My boyfriend and I broke-up after reading this book!
My best friend's wife is a non-religious couples therapist, and she has her clients go through this book together. I got this a Valentine's gift for my boyfriend and I to work through, as we were getting pretty serious and started thinking about getting married. This was the best thing that every happened to me, relationship-wise. As we started to read through the book, we both realized how much we didn't know about each other and how much we vastly differed on our responses to the questions presented in this book. Ultimately, we couldn't get through the chapter on money, and our lack of compromise led to our break-up. I don't think this book is meant to make you end your relationship with someone, but it does make you think. It helped me get a frame of reference about building these thoughts in a the start of relationship and working through them slowly. I would say I'm in a much healthier relationship now and this book helped me create a better foundation at how I should be approaching a relationship and communicating with my partner.
G**L
100 Questions to Ask Before You Say I Do
I love this book!

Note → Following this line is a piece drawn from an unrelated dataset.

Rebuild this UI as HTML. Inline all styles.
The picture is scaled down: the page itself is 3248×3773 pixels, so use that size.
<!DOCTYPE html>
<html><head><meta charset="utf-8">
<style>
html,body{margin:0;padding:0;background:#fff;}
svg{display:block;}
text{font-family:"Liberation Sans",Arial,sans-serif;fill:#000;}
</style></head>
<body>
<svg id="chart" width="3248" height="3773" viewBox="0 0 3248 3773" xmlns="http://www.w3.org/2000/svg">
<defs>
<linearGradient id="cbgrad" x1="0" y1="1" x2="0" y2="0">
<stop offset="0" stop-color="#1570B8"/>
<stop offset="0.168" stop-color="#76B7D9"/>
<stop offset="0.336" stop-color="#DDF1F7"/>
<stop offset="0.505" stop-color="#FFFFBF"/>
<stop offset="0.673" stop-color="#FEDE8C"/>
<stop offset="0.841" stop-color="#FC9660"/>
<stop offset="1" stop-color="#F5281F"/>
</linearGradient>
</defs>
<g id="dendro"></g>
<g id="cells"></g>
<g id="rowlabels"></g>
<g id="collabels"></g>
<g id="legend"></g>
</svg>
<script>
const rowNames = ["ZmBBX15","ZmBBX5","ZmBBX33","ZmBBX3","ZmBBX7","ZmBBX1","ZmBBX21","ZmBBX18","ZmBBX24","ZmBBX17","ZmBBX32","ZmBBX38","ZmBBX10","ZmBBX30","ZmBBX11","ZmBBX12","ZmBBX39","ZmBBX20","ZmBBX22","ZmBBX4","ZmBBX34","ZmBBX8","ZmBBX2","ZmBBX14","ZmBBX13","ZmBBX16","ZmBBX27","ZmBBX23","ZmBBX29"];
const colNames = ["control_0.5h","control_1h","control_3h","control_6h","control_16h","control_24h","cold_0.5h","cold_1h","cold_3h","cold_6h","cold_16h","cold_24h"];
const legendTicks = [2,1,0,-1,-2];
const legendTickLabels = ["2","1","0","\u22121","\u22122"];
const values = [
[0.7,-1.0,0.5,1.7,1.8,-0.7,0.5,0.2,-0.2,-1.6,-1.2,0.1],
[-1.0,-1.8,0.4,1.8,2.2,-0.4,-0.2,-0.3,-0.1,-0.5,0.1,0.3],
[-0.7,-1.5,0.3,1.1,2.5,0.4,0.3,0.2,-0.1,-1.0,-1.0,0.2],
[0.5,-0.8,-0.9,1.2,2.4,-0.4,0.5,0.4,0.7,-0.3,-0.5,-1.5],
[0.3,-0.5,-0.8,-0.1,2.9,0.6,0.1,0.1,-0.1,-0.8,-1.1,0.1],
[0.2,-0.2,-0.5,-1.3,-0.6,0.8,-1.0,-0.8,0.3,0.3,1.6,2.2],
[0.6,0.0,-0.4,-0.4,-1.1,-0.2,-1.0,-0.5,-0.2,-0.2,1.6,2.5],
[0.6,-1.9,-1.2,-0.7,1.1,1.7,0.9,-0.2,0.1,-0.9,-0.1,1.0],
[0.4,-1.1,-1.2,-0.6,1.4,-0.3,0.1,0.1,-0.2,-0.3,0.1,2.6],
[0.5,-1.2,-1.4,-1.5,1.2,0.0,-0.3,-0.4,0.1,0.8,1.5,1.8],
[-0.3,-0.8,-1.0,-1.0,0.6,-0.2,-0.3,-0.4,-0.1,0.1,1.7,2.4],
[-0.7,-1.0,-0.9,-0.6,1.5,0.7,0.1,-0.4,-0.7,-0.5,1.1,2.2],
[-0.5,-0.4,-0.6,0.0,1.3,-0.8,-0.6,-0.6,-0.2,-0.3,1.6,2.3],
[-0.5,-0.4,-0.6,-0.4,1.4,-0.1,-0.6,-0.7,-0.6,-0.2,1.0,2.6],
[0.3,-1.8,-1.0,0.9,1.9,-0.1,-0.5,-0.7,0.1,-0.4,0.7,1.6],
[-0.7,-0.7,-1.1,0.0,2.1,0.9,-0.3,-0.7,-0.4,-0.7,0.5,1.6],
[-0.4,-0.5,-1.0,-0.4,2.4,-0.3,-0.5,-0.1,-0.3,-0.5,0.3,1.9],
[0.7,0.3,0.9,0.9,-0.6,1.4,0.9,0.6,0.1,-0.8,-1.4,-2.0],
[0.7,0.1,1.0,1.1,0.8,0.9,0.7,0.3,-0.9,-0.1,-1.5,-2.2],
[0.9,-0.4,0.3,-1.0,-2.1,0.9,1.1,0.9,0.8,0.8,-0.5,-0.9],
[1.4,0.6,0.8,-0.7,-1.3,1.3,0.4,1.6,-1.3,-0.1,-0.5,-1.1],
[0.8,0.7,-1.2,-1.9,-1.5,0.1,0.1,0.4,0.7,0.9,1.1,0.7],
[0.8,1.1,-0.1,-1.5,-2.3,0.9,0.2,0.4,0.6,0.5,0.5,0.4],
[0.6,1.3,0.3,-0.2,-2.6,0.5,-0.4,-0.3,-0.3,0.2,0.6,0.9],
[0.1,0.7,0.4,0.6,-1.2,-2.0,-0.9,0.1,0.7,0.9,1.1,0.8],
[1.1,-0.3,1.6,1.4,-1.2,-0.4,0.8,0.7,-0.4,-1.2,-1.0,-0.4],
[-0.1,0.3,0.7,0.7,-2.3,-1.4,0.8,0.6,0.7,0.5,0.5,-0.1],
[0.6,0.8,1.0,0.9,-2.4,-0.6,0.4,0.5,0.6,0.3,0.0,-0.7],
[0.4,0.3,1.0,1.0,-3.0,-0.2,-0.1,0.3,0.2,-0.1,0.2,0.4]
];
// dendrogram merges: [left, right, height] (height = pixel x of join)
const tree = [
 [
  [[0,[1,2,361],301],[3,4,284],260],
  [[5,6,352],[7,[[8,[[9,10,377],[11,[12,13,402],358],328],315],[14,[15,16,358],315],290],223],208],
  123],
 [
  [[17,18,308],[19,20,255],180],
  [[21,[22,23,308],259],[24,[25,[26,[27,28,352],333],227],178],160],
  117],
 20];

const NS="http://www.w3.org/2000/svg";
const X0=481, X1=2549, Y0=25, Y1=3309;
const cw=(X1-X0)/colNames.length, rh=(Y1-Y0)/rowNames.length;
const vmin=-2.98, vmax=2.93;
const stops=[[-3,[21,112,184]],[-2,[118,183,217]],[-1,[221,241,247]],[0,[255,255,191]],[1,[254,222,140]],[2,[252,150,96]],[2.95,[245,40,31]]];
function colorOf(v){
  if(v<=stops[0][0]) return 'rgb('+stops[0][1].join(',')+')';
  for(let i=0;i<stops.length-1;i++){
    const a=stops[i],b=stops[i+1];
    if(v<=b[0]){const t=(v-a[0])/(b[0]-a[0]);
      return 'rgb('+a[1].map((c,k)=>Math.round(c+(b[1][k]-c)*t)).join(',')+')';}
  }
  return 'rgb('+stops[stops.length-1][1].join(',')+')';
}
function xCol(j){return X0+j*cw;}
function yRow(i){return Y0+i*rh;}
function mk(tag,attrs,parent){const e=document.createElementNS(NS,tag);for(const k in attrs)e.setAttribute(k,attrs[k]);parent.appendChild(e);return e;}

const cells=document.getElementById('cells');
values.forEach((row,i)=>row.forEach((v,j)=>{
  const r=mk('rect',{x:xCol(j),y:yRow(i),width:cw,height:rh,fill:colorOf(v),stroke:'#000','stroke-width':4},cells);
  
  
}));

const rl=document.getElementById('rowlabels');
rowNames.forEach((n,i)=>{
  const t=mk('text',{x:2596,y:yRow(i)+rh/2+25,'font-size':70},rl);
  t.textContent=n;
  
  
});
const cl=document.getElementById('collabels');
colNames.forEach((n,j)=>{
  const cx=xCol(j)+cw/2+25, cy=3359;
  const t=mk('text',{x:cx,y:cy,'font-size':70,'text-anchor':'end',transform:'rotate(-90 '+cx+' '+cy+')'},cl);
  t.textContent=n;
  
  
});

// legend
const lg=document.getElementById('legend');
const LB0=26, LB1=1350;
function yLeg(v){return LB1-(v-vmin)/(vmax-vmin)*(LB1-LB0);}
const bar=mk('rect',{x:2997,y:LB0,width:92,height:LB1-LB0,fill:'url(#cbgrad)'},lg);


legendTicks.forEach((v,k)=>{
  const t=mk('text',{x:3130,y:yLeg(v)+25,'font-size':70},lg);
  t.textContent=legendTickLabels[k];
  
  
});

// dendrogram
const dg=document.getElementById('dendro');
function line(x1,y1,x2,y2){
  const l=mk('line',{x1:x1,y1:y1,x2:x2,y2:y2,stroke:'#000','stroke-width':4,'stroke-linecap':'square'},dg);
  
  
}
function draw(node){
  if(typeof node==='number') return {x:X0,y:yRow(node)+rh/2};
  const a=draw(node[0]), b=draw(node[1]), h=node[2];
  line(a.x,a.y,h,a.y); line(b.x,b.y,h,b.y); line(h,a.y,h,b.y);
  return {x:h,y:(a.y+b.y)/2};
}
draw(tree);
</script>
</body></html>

I have given it to at least 6 couples before their marriages (and they all still got married)... None of these questions were even thought about before I married, and the answers can be so important to the peace and happy-ness of couples and their future together. So many of the questions might be answered by 'hmmm...I never thought about that'. Why not ask them before the wedding, instead of being caught by surprise after...when one might be assuming the outcome, or thinking it would be like their parents' choices? I might not have married my husband had I read this book and discussed it with him before the wedding :-) But then, I would've missed out on 4 wonderful kids, who are now adults! Yes, I love this book...everything we know is something we know. Why leave something so life-changing as a lifelong partnership to chance? Makes for lots of thinking, sharing, and getting to know one another and one's own self better! How could that not be a good thing? Thanks for asking :-) Peace to you~Jaynie Allee
J**T
This is not a new book
The book was advertised as "new" but it clearly is used. It's not in bad condition but there is some minor marking inside and the cover is scuffed. The book was very inexpensive so the price was fair for a used paperback, but it should not have been listed as "new".